Leaving aside the obvious right of Brown and Gisser to write a column and submit whatever they want to the paper, I want to actually discuss the piece itself. Gisser and Brown essentially argue that voters who are frustrated with the floundering economy should vote for Republicans. They have a valid point, but not really for the reasons they state. The primary justification for voting for Republicans to take over at least one branch of Congress is to slow the growth of government. As William Niskanen has written, over the past 50 years, “Government spending has increased an average of only 1.73 percent annually during periods of divided government. This number more than triples, to 5.26 percent, for periods of unified government. That’s a hefty premium to pay for a bit of unity.

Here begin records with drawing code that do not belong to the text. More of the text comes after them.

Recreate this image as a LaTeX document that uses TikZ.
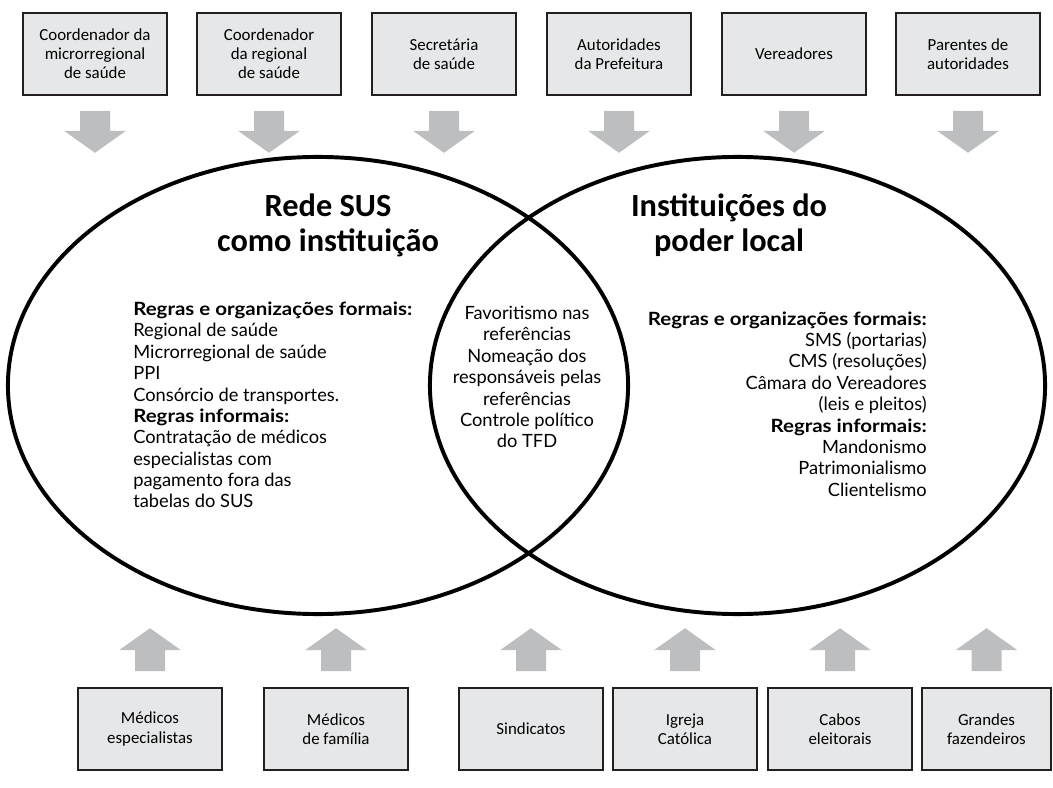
\documentclass[tikz,border=0pt]{standalone}
\usepackage{fontspec}
\setmainfont{Carlito}
\newfontfamily\bodyfont{Lato}[BoldFeatures={FakeStretch=1.12}]
\usetikzlibrary{shapes.geometric, calc}
\definecolor{boxgray}{HTML}{E6E7E8}
\definecolor{arrowgray}{HTML}{BCBEC0}
\definecolor{inkblack}{HTML}{231F20}

\begin{document}
\begin{tikzpicture}[x=0.025cm, y=-0.025cm,
  actor/.style={rectangle, draw=inkblack, line width=1.1pt, fill=boxgray, minimum width=3.6cm, minimum height=2.05cm, align=center, inner sep=2pt, font=\fontsize{12}{13.6}\selectfont},
  venn/.style={ellipse, draw=black, line width=2.8pt, inner sep=0pt, minimum height=11.425cm},
  venntitle/.style={align=center, font=\fontsize{23}{25}\selectfont\bfseries},
  venntext/.style={inner sep=0pt, font=\bodyfont\fontsize{13}{15.2}\selectfont}]
\useasboundingbox (0,0) rectangle (1053,788);

% actors above
\node[actor] (coordmicro) at (95,54) {Coordenador da\\microrregional\\de saúde};
\node[actor] (coordreg) at (269,54) {Coordenador\\da regional\\de saúde};
\node[actor] (secsaude) at (444,54) {Secretária\\de saúde};
\node[actor] (autpref) at (619,54) {Autoridades\\da Prefeitura};
\node[actor] (vereadores) at (794,54) {Vereadores};
\node[actor] (parentes) at (968,54) {Parentes de\\autoridades};

% actors below
\node[actor] (medesp) at (150,729) {Médicos\\especialistas};
\node[actor] (medfam) at (336,729) {Médicos\\de família};
\node[actor] (sindicatos) at (531,729) {Sindicatos};
\node[actor] (igreja) at (685,729) {Igreja\\Católica};
\node[actor] (cabos) at (840,729) {Cabos\\eleitorais};
\node[actor, minimum width=3.225cm] (fazendeiros) at (986.5,729) {Grandes\\fazendeiros};

% the two institutions
\node[venn, minimum width=15.5cm] (sus) at (318,385.5) {};
\node[venn, minimum width=15.375cm] (poderlocal) at (737.5,385.5) {};

\node[venntitle] (sustitle) at (328,225) {Rede SUS\\como instituição};
\node[venntitle] (localtitle) at (729,225) {Instituições do\\poder local};

\node[venntext, align=left, anchor=west] (susrules) at (133,405) {\textbf{Regras e organizações formais:}\\Regional de saúde\\Microrregional de saúde\\PPI\\Consórcio de transportes.\\\textbf{Regras informais:}\\Contratação de médicos\\especialistas com\\pagamento fora das\\tabelas do SUS};
\node[venntext, align=center] (shared) at (527,377) {Favoritismo nas\\referências\\Nomeação dos\\responsáveis pelas\\referências\\Controle político\\do TFD};
\node[venntext, align=right, anchor=east] (localrules) at (927,404) {\textbf{Regras e organizações formais:}\\SMS (portarias)\\CMS (resoluções)\\Câmara do Vereadores\ \\(leis e pleitos)\\\textbf{Regras informais:}\\Mandonismo\\Patrimonialismo\\Clientelismo};

% influence arrows
\foreach \n in {coordmicro,coordreg,secsaude,autpref,vereadores,parentes}
  \fill[arrowgray] ($(\n.south)+(-15,15)$) -- ++(30,0) -- ++(0,20) -- ++(16,0) -- ++(-31,22) -- ++(-31,-22) -- ++(16,0) -- cycle;
\foreach \n in {medesp,medfam,sindicatos,igreja,cabos,fazendeiros}
  \fill[arrowgray] ($(\n.north)+(-15,-16)$) -- ++(30,0) -- ++(0,-21) -- ++(16,0) -- ++(-31,-22) -- ++(-31,22) -- ++(16,0) -- cycle;
\end{tikzpicture}
\end{document}
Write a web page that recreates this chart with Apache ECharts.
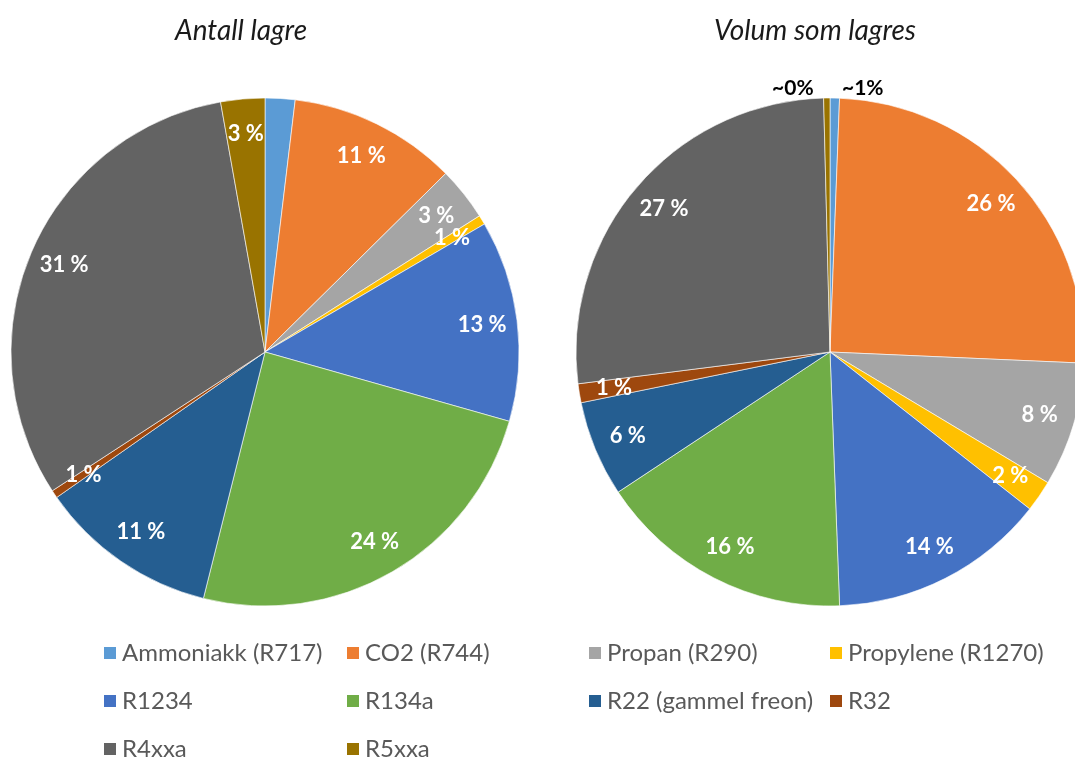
<!DOCTYPE html>
<html>
<head>
<meta charset="utf-8">
<script src="https://cdn.jsdelivr.net/npm/echarts@6/dist/echarts.min.js"></script>
<style>
html,body{margin:0;padding:0;background:#fff;}
#chart{width:1075px;height:760px;}
</style>
</head>
<body>
<div id="chart"></div>
<script>
// ---- data ----
const categories = ['Ammoniakk (R717)', 'CO2 (R744)', 'Propan (R290)', 'Propylene (R1270)',
  'R1234', 'R134a', 'R22 (gammel freon)', 'R32', 'R4xxa', 'R5xxa'];
const antallValues = [1.9, 10.7, 3.4, 0.6, 12.8, 24.5, 11.4, 0.5, 31.4, 2.8];
const antallLabels = ['2 %', '11 %', '3 %', '1 %', '13 %', '24 %', '11 %', '1 %', '31 %', '3 %'];
const volumValues = [0.6, 25.1, 7.9, 2.0, 13.8, 16.3, 6.1, 1.2, 26.6, 0.4];
const volumLabels = ['~1%', '26 %', '8 %', '2 %', '14 %', '16 %', '6 %', '1 %', '27 %', '~0%'];
const titles = ['Antall lagre', 'Volum som lagres'];

// ---- style ----
const colors = ['#5B9BD5', '#ED7D31', '#A5A5A5', '#FFC000', '#4472C4', '#70AD47', '#255E91', '#9E480E', '#636363', '#997300'];
const FONT = 'Lato, "Open Sans", sans-serif';
const R = 254;
const centers = [[265, 352], [830, 352]];
const legendColX = [102, 345, 587, 828];
const legendRowY = [653, 701, 749];

const chart = echarts.init(document.getElementById('chart'), null, {renderer: 'canvas'});

function visibleSeries(values, center) {
  return {
    type: 'pie', radius: R, center: center, startAngle: 90, clockwise: true,
    avoidLabelOverlap: false, silent: true,
    label: {show: false}, labelLine: {show: false},
    itemStyle: {borderColor: '#fff', borderWidth: 0.6},
    emphasis: {disabled: true},
    data: categories.map((c, i) => ({name: c, value: values[i], itemStyle: {color: colors[i]}}))
  };
}

function labelSeries(values, labels, center, outsideMap) {
  return {
    type: 'pie', radius: [R * 0.7, R], center: center, startAngle: 90, clockwise: true,
    avoidLabelOverlap: false, silent: true,
    itemStyle: {color: 'rgba(0,0,0,0)', borderWidth: 0},
    emphasis: {disabled: true},
    label: {show: true, position: 'inside', color: '#fff', fontWeight: 'bold', fontSize: 22, fontFamily: FONT,
      formatter: p => labels[p.dataIndex]},
    labelLine: {show: false},
    data: categories.map((c, i) => {
      const d = {name: c, value: values[i]};
      if (outsideMap && (i in outsideMap)) {
        d.label = {position: 'outside', color: '#000', fontSize: 21, fontWeight: 'bold'};
        d.labelLine = {show: false, length: 10, length2: outsideMap[i]};
      }
      return d;
    })
  };
}

const legends = categories.map((c, i) => ({
  data: [c], orient: 'horizontal',
  left: legendColX[i % 4], top: legendRowY[Math.floor(i / 4)] - 13,
  icon: 'rect', itemWidth: 14, itemHeight: 14, padding: 0,
  selectedMode: false,
  textStyle: {color: '#595959', fontSize: 24, fontFamily: FONT, lineHeight: 26}
}));

chart.setOption({
  animation: false,
  backgroundColor: '#fff',
  title: [
    {text: titles[0], left: 236, top: 12, textAlign: 'center',
      textStyle: {fontStyle: 'italic', fontWeight: 'normal', fontSize: 28, color: '#1a1a1a', fontFamily: FONT}},
    {text: titles[1], left: 810, top: 12, textAlign: 'center',
      textStyle: {fontStyle: 'italic', fontWeight: 'normal', fontSize: 28, color: '#1a1a1a', fontFamily: FONT}}
  ],
  legend: legends,
  series: [
    visibleSeries(antallValues, centers[0]),
    visibleSeries(volumValues, centers[1]),
    labelSeries(antallValues, antallLabels, centers[0], null),
    labelSeries(volumValues, volumLabels, centers[1], {0: 2, 9: 8})
  ]
});
</script>
</body>
</html>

I do not share Brown and Gisser’s belief that if we could wave a magic wand tomorrow to put the Republicans in power of the federal government that they would do much to shrink government. After all, many of these Republicans served while Bush was taking spending to ever-higher levels as President.

Brown and Gisser are welcome to their views and they provide welcome help to the Rio Grande Foundation, but there is no conspiracy. If they write on something that is too “political” or inappropriate for the Foundation, they are welcome to do so. Claiming that this amounts to a conspiracy of any sort is downright silly.